Research & Papers

New Lie-algebraic kernel unlocks rotated anisotropy for 3D spatial GP models

Researchers introduce interpretable rotation parameters for Gaussian processes, beating axis-aligned ARD baselines.

Deep Dive

Many 3D spatial fields exhibit anisotropy where directions of rapid and slow variation don't align with coordinate axes – think geological strata, material density gradients, or atmospheric dispersion. Standard Gaussian process kernels with Automatic Relevance Determination (ARD) capture only axis-aligned anisotropy, missing real-world rotated patterns. Generic full symmetric positive definite (SPD) covariance metrics can model rotated anisotropy but lack interpretable parameters for principal length-scales and orientation.

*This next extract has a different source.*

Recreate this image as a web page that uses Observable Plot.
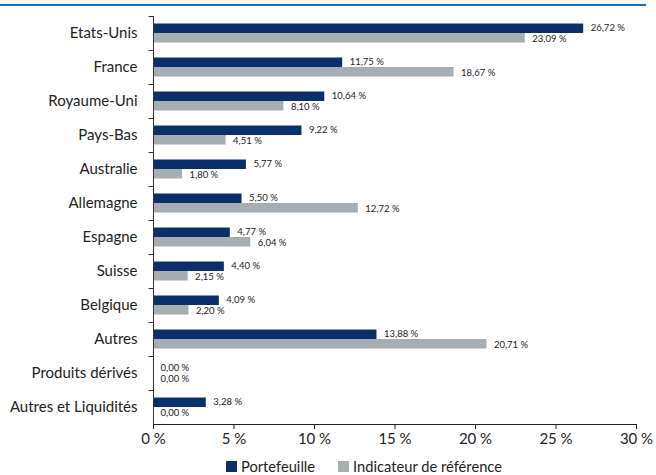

Warrior and Chakrabarty's solution: a novel GP kernel that parameterizes a 3D SPD metric using explicit principal length-scales and an SO(3) rotation represented as an axis-angle vector. The rotation is mapped to SO(3) via the Lie-algebra exponential map, giving unconstrained Euclidean coordinates compatible with Bayesian inference (MCMC). This kernel spans the same family as full SPD metrics but exposes length-scales and rotation directly – making them available for prior specification and posterior summaries. On synthetic rotated anisotropy, the posterior recovers the true metric and outperforms ARD prediction while matching a full-SPD baseline. When ground truth is axis-aligned, posterior mass concentrates near identity rotation. Applied to a density dataset from a laboratory-fabricated nano-brick, the kernel reveals a rotated anisotropy pattern invisible to axis-aligned kernels, demonstrating practical value for materials science and geophysics.

Key Points
  • New kernel uses Lie-algebra exponential map to parameterize explicit SO(3) rotation and three principal length-scales
  • Outperforms axis-aligned ARD on synthetic rotated anisotropy while matching generic full-SPD predictive performance
  • On real nano-brick density data, reveals rotated anisotropic structure missed by axis-aligned baselines

Why It Matters

Enables interpretable, rotation-aware Gaussian processes for 3D spatial data in geology, materials science, and climate modeling.